------ AVAILABLE DATA

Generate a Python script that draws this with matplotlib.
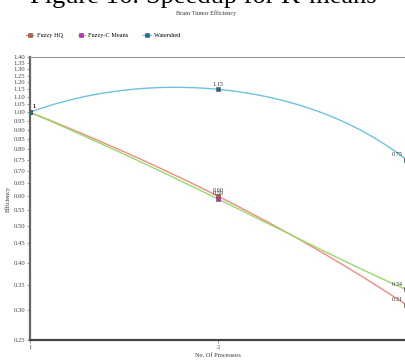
import numpy as np
import matplotlib.pyplot as plt
from matplotlib.ticker import FixedLocator, NullLocator

# Brain tumor efficiency data
processors = [1, 2, 3]
fuzzy_hq = [1.0, 0.60, 0.31]
fuzzy_cm = [1.0, 0.59, 0.34]
watershed = [1.0, 1.15, 0.75]
labels_hq = ['1', '0.60', '0.31']
labels_cm = ['1', '0.59', '0.34']
labels_ws = ['1', '1.15', '0.75']
y_ticks = [round(0.25 + 0.05 * i, 2) for i in range(24)]

plt.rcParams['font.family'] = ['Liberation Serif', 'DejaVu Serif']

fig = plt.figure(figsize=(4.06, 3.62), dpi=100)
ax = fig.add_axes([30 / 406, 1 - 340 / 362, 1 - 30 / 406, (340 - 57) / 362])

series = [
    ('Fuzzy HQ', fuzzy_hq, labels_hq, '#f28b82', '#e0502a'),
    ('Fuzzy-C Means', fuzzy_cm, labels_cm, '#9ad86a', '#d322d3'),
    ('Watershed', watershed, labels_ws, '#6cc3e0', '#1b6f8c'),
]

for name, vals, labs, lc, mc in series:
    # smooth curve through the points (quadratic)
    coef = np.polyfit(processors, vals, 2)
    xs = np.linspace(processors[0], processors[-1], 200)
    ax.plot(xs, np.polyval(coef, xs), color=lc, lw=1.0, zorder=2)
    ax.plot(processors, vals, ls='none', marker='s', ms=3.5, mfc=mc,
            mec='#555555', mew=0.4, zorder=3, clip_on=True)
    ax.plot([], [], color=lc, lw=1.0, marker='s', ms=3.5, mfc=mc,
            mec='#555555', mew=0.4, label=name)
    for x, v, t in zip(processors, vals, labs):
        if x == 1:
            dx, ha = 2, 'left'
        elif x == 3:
            dx, ha = -10, 'left'
        else:
            dx, ha = 0, 'center'
        ax.annotate(t, (x, v), xytext=(dx, 2), textcoords='offset points',
                    ha=ha, va='bottom', fontsize=4.5, color='#333333',
                    annotation_clip=False)

ax.set_yscale('log')
ax.set_ylim(0.25, 1.40)
ax.yaxis.set_major_locator(FixedLocator(y_ticks))
ax.yaxis.set_minor_locator(NullLocator())
ax.set_yticklabels(['%.2f' % t for t in y_ticks])
ax.set_xlim(1, 3)
ax.set_xticks([1, 2])
ax.set_xticklabels(['1', '2'])
ax.tick_params(axis='both', labelsize=4.8, length=2, width=0.5,
               colors='#777777', labelcolor='#444444', pad=1.5)

ax.spines['left'].set_color('#666666')
ax.spines['left'].set_linewidth(1.6)
ax.spines['bottom'].set_color('#444444')
ax.spines['bottom'].set_linewidth(1.6)
ax.spines['top'].set_color('#999999')
ax.spines['top'].set_linewidth(0.8)
ax.spines['right'].set_visible(False)

ax.set_ylabel('Efficiency', fontsize=4.5, labelpad=2, color='#333333')
ax.set_xlabel('No. Of Processors', fontsize=4.5, labelpad=2, color='#333333')

fig.text(0.508, 1 - 13 / 362, 'Brain Tumor Efficiency', ha='center',
         va='center', fontsize=4.5, color='#333333')
fig.text(0.5, 1 - 3.5 / 362, 'Figure 16: Speedup for K-means', ha='center',
         va='baseline', fontsize=19, color='black')

fig.legend(loc='upper left', bbox_to_anchor=(0.05, 0.925), ncol=3,
           fontsize=4.5, frameon=False, handlelength=1.2, columnspacing=2.4,
           handletextpad=0.5)

fig.savefig('out.png', dpi=100)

------------

[WORK TO COMPLETE]: Transcribe exactly, with no pictures, the lines running from the first line of the material through the line holding "ax = fig.add_axes([30".

[WRITTEN SOLUTION]:
Generate a Python script that draws this with matplotlib.
import numpy as np
import matplotlib.pyplot as plt
from matplotlib.ticker import FixedLocator, NullLocator

# Brain tumor efficiency data
processors = [1, 2, 3]
fuzzy_hq = [1.0, 0.60, 0.31]
fuzzy_cm = [1.0, 0.59, 0.34]
watershed = [1.0, 1.15, 0.75]
labels_hq = ['1', '0.60', '0.31']
labels_cm = ['1', '0.59', '0.34']
labels_ws = ['1', '1.15', '0.75']
y_ticks = [round(0.25 + 0.05 * i, 2) for i in range(24)]

plt.rcParams['font.family'] = ['Liberation Serif', 'DejaVu Serif']

fig = plt.figure(figsize=(4.06, 3.62), dpi=100)
ax = fig.add_axes([30 / 406, 1 - 340 / 362, 1 - 30 / 406, (340 - 57) / 362])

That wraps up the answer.